══ Entries provided ══
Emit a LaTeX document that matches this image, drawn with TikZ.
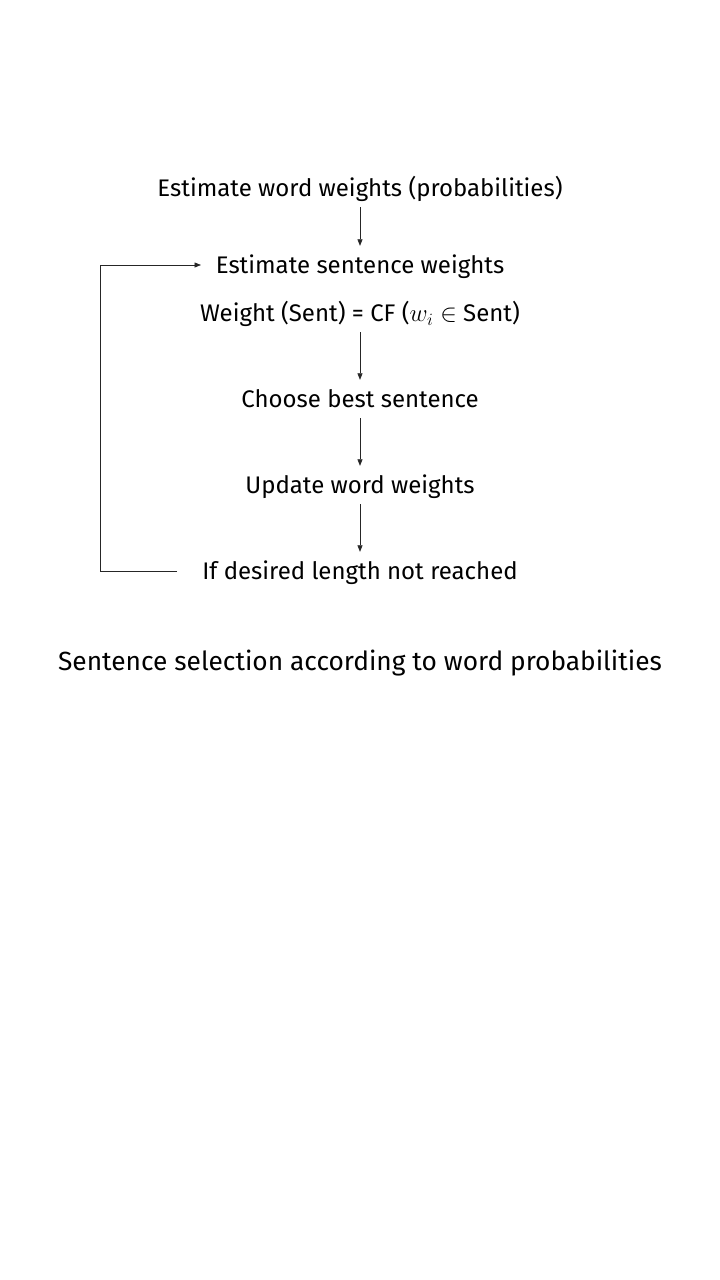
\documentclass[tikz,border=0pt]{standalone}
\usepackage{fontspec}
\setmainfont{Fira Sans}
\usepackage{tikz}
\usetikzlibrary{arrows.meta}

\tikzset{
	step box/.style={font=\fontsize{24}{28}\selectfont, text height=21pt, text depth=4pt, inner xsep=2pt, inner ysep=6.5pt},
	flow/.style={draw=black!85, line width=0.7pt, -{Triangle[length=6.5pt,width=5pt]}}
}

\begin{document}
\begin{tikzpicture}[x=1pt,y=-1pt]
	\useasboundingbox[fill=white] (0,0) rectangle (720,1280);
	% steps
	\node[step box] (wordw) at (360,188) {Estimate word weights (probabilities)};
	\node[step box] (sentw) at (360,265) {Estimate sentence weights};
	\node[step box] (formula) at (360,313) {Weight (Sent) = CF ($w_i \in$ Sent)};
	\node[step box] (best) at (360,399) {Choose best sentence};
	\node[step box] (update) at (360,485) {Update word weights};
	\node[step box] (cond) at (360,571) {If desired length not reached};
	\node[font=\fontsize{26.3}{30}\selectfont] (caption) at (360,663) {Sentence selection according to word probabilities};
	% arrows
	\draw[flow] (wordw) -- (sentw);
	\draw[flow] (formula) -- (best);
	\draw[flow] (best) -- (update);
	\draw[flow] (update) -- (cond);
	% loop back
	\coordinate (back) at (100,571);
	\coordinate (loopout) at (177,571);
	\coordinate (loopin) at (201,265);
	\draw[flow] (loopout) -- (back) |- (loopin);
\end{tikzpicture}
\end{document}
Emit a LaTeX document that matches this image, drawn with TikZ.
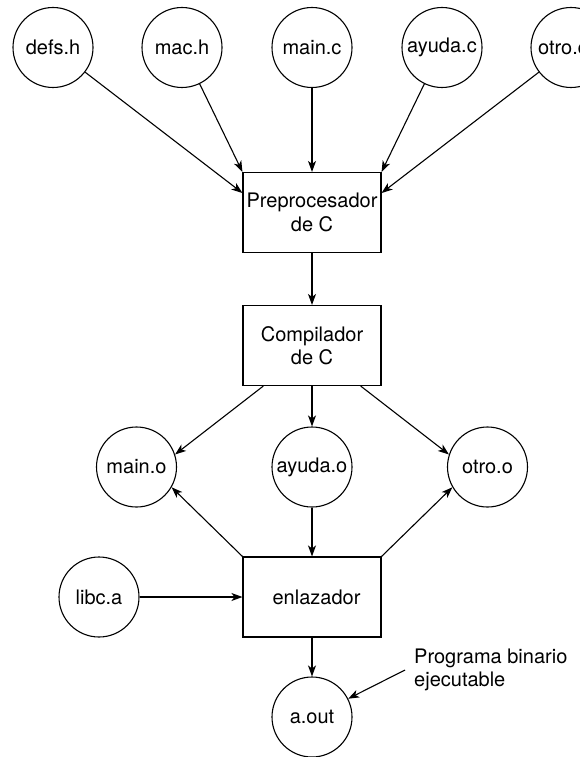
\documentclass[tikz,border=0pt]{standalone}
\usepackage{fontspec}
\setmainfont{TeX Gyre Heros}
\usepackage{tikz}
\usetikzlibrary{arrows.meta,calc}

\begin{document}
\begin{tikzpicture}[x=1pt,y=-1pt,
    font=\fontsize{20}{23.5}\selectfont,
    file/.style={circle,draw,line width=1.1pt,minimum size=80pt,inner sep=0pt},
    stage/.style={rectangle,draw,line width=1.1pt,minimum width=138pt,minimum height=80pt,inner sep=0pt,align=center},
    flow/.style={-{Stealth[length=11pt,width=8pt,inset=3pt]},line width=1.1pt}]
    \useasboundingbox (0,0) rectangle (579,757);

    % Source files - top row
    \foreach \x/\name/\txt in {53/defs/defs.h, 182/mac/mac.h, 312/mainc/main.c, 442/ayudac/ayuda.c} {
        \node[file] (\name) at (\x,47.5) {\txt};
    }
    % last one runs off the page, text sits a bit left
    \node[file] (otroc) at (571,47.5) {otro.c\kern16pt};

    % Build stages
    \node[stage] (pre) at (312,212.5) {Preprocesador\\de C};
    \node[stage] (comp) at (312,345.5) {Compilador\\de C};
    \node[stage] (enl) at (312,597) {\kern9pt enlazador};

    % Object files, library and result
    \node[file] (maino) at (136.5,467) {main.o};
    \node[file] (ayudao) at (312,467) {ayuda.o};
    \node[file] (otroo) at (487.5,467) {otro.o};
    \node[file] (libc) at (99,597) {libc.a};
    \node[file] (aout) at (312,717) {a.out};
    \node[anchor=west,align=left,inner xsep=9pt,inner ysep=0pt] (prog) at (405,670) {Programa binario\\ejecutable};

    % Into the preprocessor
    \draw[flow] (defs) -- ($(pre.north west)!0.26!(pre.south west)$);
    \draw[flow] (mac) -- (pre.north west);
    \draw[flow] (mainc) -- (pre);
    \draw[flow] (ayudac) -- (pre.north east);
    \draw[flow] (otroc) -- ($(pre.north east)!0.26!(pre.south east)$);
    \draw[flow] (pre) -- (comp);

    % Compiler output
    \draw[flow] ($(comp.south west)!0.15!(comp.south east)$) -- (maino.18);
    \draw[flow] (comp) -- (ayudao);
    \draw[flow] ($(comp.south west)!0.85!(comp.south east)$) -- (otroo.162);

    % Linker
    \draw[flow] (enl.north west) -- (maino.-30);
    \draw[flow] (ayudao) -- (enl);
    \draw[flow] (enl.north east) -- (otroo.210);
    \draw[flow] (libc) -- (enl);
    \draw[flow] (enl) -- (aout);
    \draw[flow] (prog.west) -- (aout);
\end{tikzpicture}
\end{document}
═══
> **Stated goal**
Would you mind returning each entry above word for word, skipping the images?

> **Problem solution**
Emit a LaTeX document that matches this image, drawn with TikZ.
\documentclass[tikz,border=0pt]{standalone}
\usepackage{fontspec}
\setmainfont{Fira Sans}
\usepackage{tikz}
\usetikzlibrary{arrows.meta}

\tikzset{
	step box/.style={font=\fontsize{24}{28}\selectfont, text height=21pt, text depth=4pt, inner xsep=2pt, inner ysep=6.5pt},
	flow/.style={draw=black!85, line width=0.7pt, -{Triangle[length=6.5pt,width=5pt]}}
}

\begin{document}
\begin{tikzpicture}[x=1pt,y=-1pt]
	\useasboundingbox[fill=white] (0,0) rectangle (720,1280);
	% steps
	\node[step box] (wordw) at (360,188) {Estimate word weights (probabilities)};
	\node[step box] (sentw) at (360,265) {Estimate sentence weights};
	\node[step box] (formula) at (360,313) {Weight (Sent) = CF ($w_i \in$ Sent)};
	\node[step box] (best) at (360,399) {Choose best sentence};
	\node[step box] (update) at (360,485) {Update word weights};
	\node[step box] (cond) at (360,571) {If desired length not reached};
	\node[font=\fontsize{26.3}{30}\selectfont] (caption) at (360,663) {Sentence selection according to word probabilities};
	% arrows
	\draw[flow] (wordw) -- (sentw);
	\draw[flow] (formula) -- (best);
	\draw[flow] (best) -- (update);
	\draw[flow] (update) -- (cond);
	% loop back
	\coordinate (back) at (100,571);
	\coordinate (loopout) at (177,571);
	\coordinate (loopin) at (201,265);
	\draw[flow] (loopout) -- (back) |- (loopin);
\end{tikzpicture}
\end{document}
Emit a LaTeX document that matches this image, drawn with TikZ.
\documentclass[tikz,border=0pt]{standalone}
\usepackage{fontspec}
\setmainfont{TeX Gyre Heros}
\usepackage{tikz}
\usetikzlibrary{arrows.meta,calc}

\begin{document}
\begin{tikzpicture}[x=1pt,y=-1pt,
    font=\fontsize{20}{23.5}\selectfont,
    file/.style={circle,draw,line width=1.1pt,minimum size=80pt,inner sep=0pt},
    stage/.style={rectangle,draw,line width=1.1pt,minimum width=138pt,minimum height=80pt,inner sep=0pt,align=center},
    flow/.style={-{Stealth[length=11pt,width=8pt,inset=3pt]},line width=1.1pt}]
    \useasboundingbox (0,0) rectangle (579,757);

    % Source files - top row
    \foreach \x/\name/\txt in {53/defs/defs.h, 182/mac/mac.h, 312/mainc/main.c, 442/ayudac/ayuda.c} {
        \node[file] (\name) at (\x,47.5) {\txt};
    }
    % last one runs off the page, text sits a bit left
    \node[file] (otroc) at (571,47.5) {otro.c\kern16pt};

    % Build stages
    \node[stage] (pre) at (312,212.5) {Preprocesador\\de C};
    \node[stage] (comp) at (312,345.5) {Compilador\\de C};
    \node[stage] (enl) at (312,597) {\kern9pt enlazador};

    % Object files, library and result
    \node[file] (maino) at (136.5,467) {main.o};
    \node[file] (ayudao) at (312,467) {ayuda.o};
    \node[file] (otroo) at (487.5,467) {otro.o};
    \node[file] (libc) at (99,597) {libc.a};
    \node[file] (aout) at (312,717) {a.out};
    \node[anchor=west,align=left,inner xsep=9pt,inner ysep=0pt] (prog) at (405,670) {Programa binario\\ejecutable};

    % Into the preprocessor
    \draw[flow] (defs) -- ($(pre.north west)!0.26!(pre.south west)$);
    \draw[flow] (mac) -- (pre.north west);
    \draw[flow] (mainc) -- (pre);
    \draw[flow] (ayudac) -- (pre.north east);
    \draw[flow] (otroc) -- ($(pre.north east)!0.26!(pre.south east)$);
    \draw[flow] (pre) -- (comp);

    % Compiler output
    \draw[flow] ($(comp.south west)!0.15!(comp.south east)$) -- (maino.18);
    \draw[flow] (comp) -- (ayudao);
    \draw[flow] ($(comp.south west)!0.85!(comp.south east)$) -- (otroo.162);

    % Linker
    \draw[flow] (enl.north west) -- (maino.-30);
    \draw[flow] (ayudao) -- (enl);
    \draw[flow] (enl.north east) -- (otroo.210);
    \draw[flow] (libc) -- (enl);
    \draw[flow] (enl) -- (aout);
    \draw[flow] (prog.west) -- (aout);
\end{tikzpicture}
\end{document}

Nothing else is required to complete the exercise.